Professor Jacobson just took the mainstream media to task for being “hypocritical sycophants” when it comes to President Obama and his agenda.

Now, Canada’s University of Fraser Valley student Luke Stibbs provides an example of why conservative pundits should not trust the elite media.

Conservative writer/commentator S. E. Cupp made a big splash this week, when she spoke out in the New York Times Magazine about Rush Limbaugh.

“And we can’t be afraid to call out Rush Limbaugh,” said Goodwin’s fiancée, S. E. Cupp, a New York Daily News columnist and a co-host of ”The Cycle” on MSNBC. “If we can get three Republicans on three different networks saying, ‘What Rush Limbaugh said is crazy and stupid and dangerous,’ maybe that’ll give other Republicans cover” to denounce the talk-show host as well.

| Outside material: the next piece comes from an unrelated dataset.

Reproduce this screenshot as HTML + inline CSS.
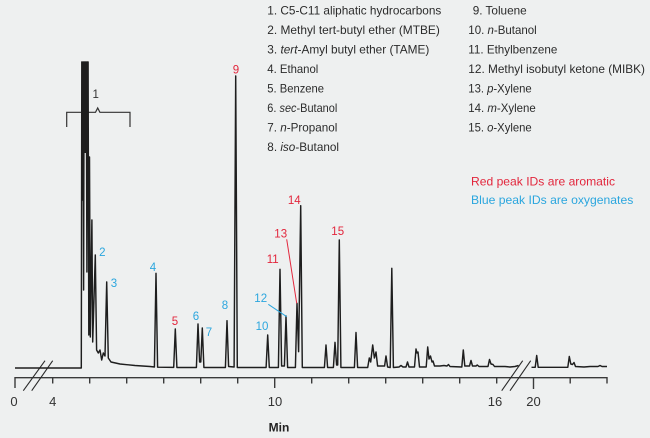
<!DOCTYPE html>
<html>
<head>
<meta charset="utf-8">
<style>
html,body{margin:0;padding:0;background:#eef0f0;}
svg{display:block;}
text{font-family:"Liberation Sans",sans-serif;}
</style>
</head>
<body>
<svg width="650" height="438" viewBox="0 0 650 438" xmlns="http://www.w3.org/2000/svg">
<rect x="0" y="0" width="650" height="438" fill="#eef0f0"/>

<!-- Legend left column -->
<g font-size="12" fill="#2b2b2b">
<text x="267.3" y="14.7" textLength="174" lengthAdjust="spacingAndGlyphs">1. C5-C11 aliphatic hydrocarbons</text>
<text x="267.3" y="34.2" textLength="172.5" lengthAdjust="spacingAndGlyphs">2. Methyl tert-butyl ether (MTBE)</text>
<text x="267.3" y="53.7" textLength="162" lengthAdjust="spacingAndGlyphs">3. <tspan font-style="italic">tert</tspan>-Amyl butyl ether (TAME)</text>
<text x="267.3" y="73.2" textLength="51" lengthAdjust="spacingAndGlyphs">4. Ethanol</text>
<text x="267.3" y="92.7" textLength="56.7" lengthAdjust="spacingAndGlyphs">5. Benzene</text>
<text x="267.3" y="112.2" textLength="70" lengthAdjust="spacingAndGlyphs">6. <tspan font-style="italic">sec</tspan>-Butanol</text>
<text x="267.3" y="131.7" textLength="70" lengthAdjust="spacingAndGlyphs">7. <tspan font-style="italic">n</tspan>-Propanol</text>
<text x="267.3" y="151.2" textLength="71.7" lengthAdjust="spacingAndGlyphs">8. <tspan font-style="italic">iso</tspan>-Butanol</text>
</g>

<!-- Legend right column -->
<g font-size="12" fill="#2b2b2b">
<text x="472.7" y="14.7" textLength="54" lengthAdjust="spacingAndGlyphs">9. Toluene</text>
<text x="468.3" y="34.2" textLength="68.4" lengthAdjust="spacingAndGlyphs">10. <tspan font-style="italic">n</tspan>-Butanol</text>
<text x="468.3" y="53.7" textLength="89" lengthAdjust="spacingAndGlyphs">11. Ethylbenzene</text>
<text x="468.3" y="73.2" textLength="176.7" lengthAdjust="spacingAndGlyphs">12. Methyl isobutyl ketone (MIBK)</text>
<text x="468.3" y="92.7" textLength="63.4" lengthAdjust="spacingAndGlyphs">13. <tspan font-style="italic">p</tspan>-Xylene</text>
<text x="468.3" y="112.2" textLength="67.4" lengthAdjust="spacingAndGlyphs">14. <tspan font-style="italic">m</tspan>-Xylene</text>
<text x="468.3" y="131.7" textLength="63.4" lengthAdjust="spacingAndGlyphs">15. <tspan font-style="italic">o</tspan>-Xylene</text>
<text x="471" y="185.5" textLength="144" lengthAdjust="spacingAndGlyphs" fill="#e2263c">Red peak IDs are aromatic</text>
<text x="471" y="204" textLength="162.3" lengthAdjust="spacingAndGlyphs" fill="#2ba6de">Blue peak IDs are oxygenates</text>
</g>

<!-- Axis -->
<g stroke="#3a3a3a" stroke-width="1.4" fill="none">
<line x1="15" y1="377.7" x2="607" y2="377.7"/>
<line x1="15" y1="377" x2="15" y2="388"/>
<line x1="274.7" y1="377" x2="274.7" y2="388"/>
<line x1="533.5" y1="377" x2="533.5" y2="389"/>
<line x1="52.7" y1="377" x2="52.7" y2="383.5"/>
<line x1="89.7" y1="377" x2="89.7" y2="383.5"/>
<line x1="126.7" y1="377" x2="126.7" y2="383.5"/>
<line x1="163.7" y1="377" x2="163.7" y2="383.5"/>
<line x1="200.7" y1="377" x2="200.7" y2="383.5"/>
<line x1="237.7" y1="377" x2="237.7" y2="383.5"/>
<line x1="311.7" y1="377" x2="311.7" y2="383.5"/>
<line x1="348.7" y1="377" x2="348.7" y2="383.5"/>
<line x1="385.7" y1="377" x2="385.7" y2="383.5"/>
<line x1="422.7" y1="377" x2="422.7" y2="383.5"/>
<line x1="459.7" y1="377" x2="459.7" y2="383.5"/>
<line x1="496.7" y1="377" x2="496.7" y2="383.5"/>
<line x1="570.2" y1="377" x2="570.2" y2="383.5"/>
<line x1="607" y1="377" x2="607" y2="383.5"/>
</g>

<!-- Break marks -->
<g stroke="#2a2a2a" stroke-width="1.1" fill="none">
<line x1="23.3" y1="390.7" x2="45" y2="360.7"/>
<line x1="31.7" y1="390.7" x2="52.7" y2="360.7"/>
<line x1="501.7" y1="390.7" x2="522.7" y2="360.7"/>
<line x1="510" y1="390.7" x2="530.7" y2="360.7"/>
</g>

<!-- Tick labels -->
<g font-size="13" fill="#333" text-anchor="middle">
<text x="14" y="406">0</text>
<text x="52.7" y="406">4</text>
<text x="275" y="406">10</text>
<text x="495" y="406">16</text>
<text x="533.5" y="406">20</text>
</g>
<text x="279" y="431.7" font-size="12" font-weight="bold" fill="#222" text-anchor="middle">Min</text>

<!-- Brace for peak 1 -->
<path d="M66.7,127 L66.7,112.3 L95.5,112.3 L97.7,108 L99.9,112.3 L130,112.3 L130,127" stroke="#333" stroke-width="1.2" fill="none"/>
<text x="95.7" y="98" font-size="11.5" fill="#333" text-anchor="middle">1</text>

<!-- Solvent block -->
<rect x="81.8" y="62" width="6.2" height="66" fill="#1e1e1e"/>
<rect x="84" y="62" width="2.6" height="91" fill="#1e1e1e"/>

<!-- Chromatogram trace -->
<path fill="none" stroke="#1e1e1e" stroke-width="1.45" stroke-linejoin="round" d="
M15,368 L81.3,368 L81.8,62 L82.5,200 L83,62 L83.6,290 L84.1,62 L84.7,150 L85.2,62 L85.8,140 L86.3,62 L86.9,272 L87.5,62 L88.1,62
L88.8,335 L89.5,157 L90.3,337 L91.9,220 L92.7,342 L95.3,255 L96.6,350 L98.3,353 L100,350 L101.7,360 L103.3,353 L105,356
L106.7,282 L108.3,358 L111,362 L120,364 L135,365.5 L150,366.5 L154.4,367
L156,273.3 L157.6,367.2 L173.7,367.4 L175.3,329 L176.9,367.5 L196.4,367.5 L198,324 L199.6,362 L200.8,362 L202.3,328 L203.9,367.5
L225.4,367.5 L227,320.7 L228.6,366.5 L234.1,367 L235.7,76 L237.3,367.5 L266.1,367.5 L267.7,335 L269.3,367.5
L278.4,367.5 L280,269.3 L281.6,366 L284.4,366 L286,316 L287.6,367.5 L295.4,367.5 L297,303.3 L298.6,351.7 L300.7,205.7 L302.3,367.5
L324.4,367.5 L326,345 L327.6,367.5 L333.4,367.5 L335,342.3 L336.6,365 L337.7,365 L339.3,240 L340.9,367.5
L354.4,367.5 L356,332.5 L357.6,367.5 L367.7,367.5 L369.3,358 L370.7,362 L372.7,345 L374.4,358 L376,352 L377.6,366
L384.6,366 L386,356 L387.6,367 L390.2,367.5 L391.8,268.3 L393.4,367.5 L399,367 L401,365.5 L403,367 L406,367 L407.5,362 L409,367
L414.5,367 L416,349 L417,353 L418,352 L419.5,367 L426.2,367 L427.7,347 L429,359 L430.5,356 L432,362 L433,361 L434.5,366
L440,366 L444,365.5 L447,366 L448.5,364.5 L450,366.5 L461.8,367 L463.3,350 L464.8,366 L469.5,366 L471,360.5 L472.5,366
L476,366 L477.3,365 L479,366.5 L488,366.5 L489.5,359.5 L491,364 L493,364.5 L494.5,366.5 L505,366.5 L510,367 L515,366.5 L518.5,365.5
M531.5,367.3 L535.2,367.3 L536.7,355.5 L538.2,367.3 L567.8,367.3 L569.3,356.5 L570.8,364 L572.5,364.5 L574,362.5 L575.5,366.5
L584,367 L590,366.5 L598,366.5 L600,365.5 L602,366.5 L607,366.5"/>

<!-- Leader lines -->
<line x1="268.3" y1="304.3" x2="286.7" y2="316.7" stroke="#2ba6de" stroke-width="1"/>
<line x1="286.7" y1="239.3" x2="296.7" y2="303.3" stroke="#e2263c" stroke-width="1"/>

<!-- Peak labels -->
<g font-size="11.5" text-anchor="middle">
<text x="102.3" y="256" fill="#2ba6de">2</text>
<text x="114" y="287" fill="#2ba6de">3</text>
<text x="153" y="271" fill="#2ba6de">4</text>
<text x="175" y="325" fill="#e2263c">5</text>
<text x="196" y="320" fill="#2ba6de">6</text>
<text x="209" y="336" fill="#2ba6de">7</text>
<text x="225" y="309" fill="#2ba6de">8</text>
<text x="236" y="73.3" fill="#e2263c">9</text>
<text x="262" y="330" fill="#2ba6de">10</text>
<text x="272.7" y="263" fill="#e2263c">11</text>
<text x="260.7" y="302" fill="#2ba6de">12</text>
<text x="280.7" y="237.5" fill="#e2263c">13</text>
<text x="294.3" y="204" fill="#e2263c">14</text>
<text x="337.7" y="235" fill="#e2263c">15</text>
</g>
</svg>
</body>
</html>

To me, what she said didn’t actually sound that bad. What it sounded like to me is that the NYT took her extremely out of context. The whole second half of the quote sounds like Cupp was talking about what the media already does; not necessarily endorsing it. I was unimpressed, and attributed the furor to the cannibalistic wing of the conservative blogosphere.

Then Cupp responded, and I had to eat crow.

Okay. Let’s talk about this seriously.

Cupp stated in the NYT Magazine that Limbaugh is “crazy and stupid and dangerous.” Last time I checked, that was fairly fiery rhetoric. Innocuous is saying that you thought Marco Rubio’s water bottle moment was a mistake. Innocuous is saying that the right can’t forget how much it needs to win Florida.

A comment that is innocuous, by definition, doesn’t kick up a fuss.

While Rush occasionally goes too far, he is still an excellent broadcaster and an effective spokesman for conservative values. Comparing Rush to Todd Akin, which the interviewer does directly after Cupp’s remarks, is insulting. Implying that the majority of conservatives LIKED or AGREED with Todd Akin is asinine. Claire McCaskill, one of the politicians in America most reviled and disliked by her constituents…WON, because of conservative dislike of Todd Akin.

Sibbs concludes:

What they don’t agree on is Reagan’s 11th Commandment. It is fine to disagree, dislike, and even hate people who are generally on your side. But don’t go talk to the New York Times or MSNBC about how “crazy and stupid and dangerous” they are. …

Ms. Cupp, you need to learn the lessons of John McCain and Mitt Romney. Until they won the primary, the media trumpeted them as the only possible choice. The media called them leaders with kind hearts and a sense of moral fiber. Then they won the primary, and were all that stood between Barack Obama and the Presidency. Then the very same media destroyed them.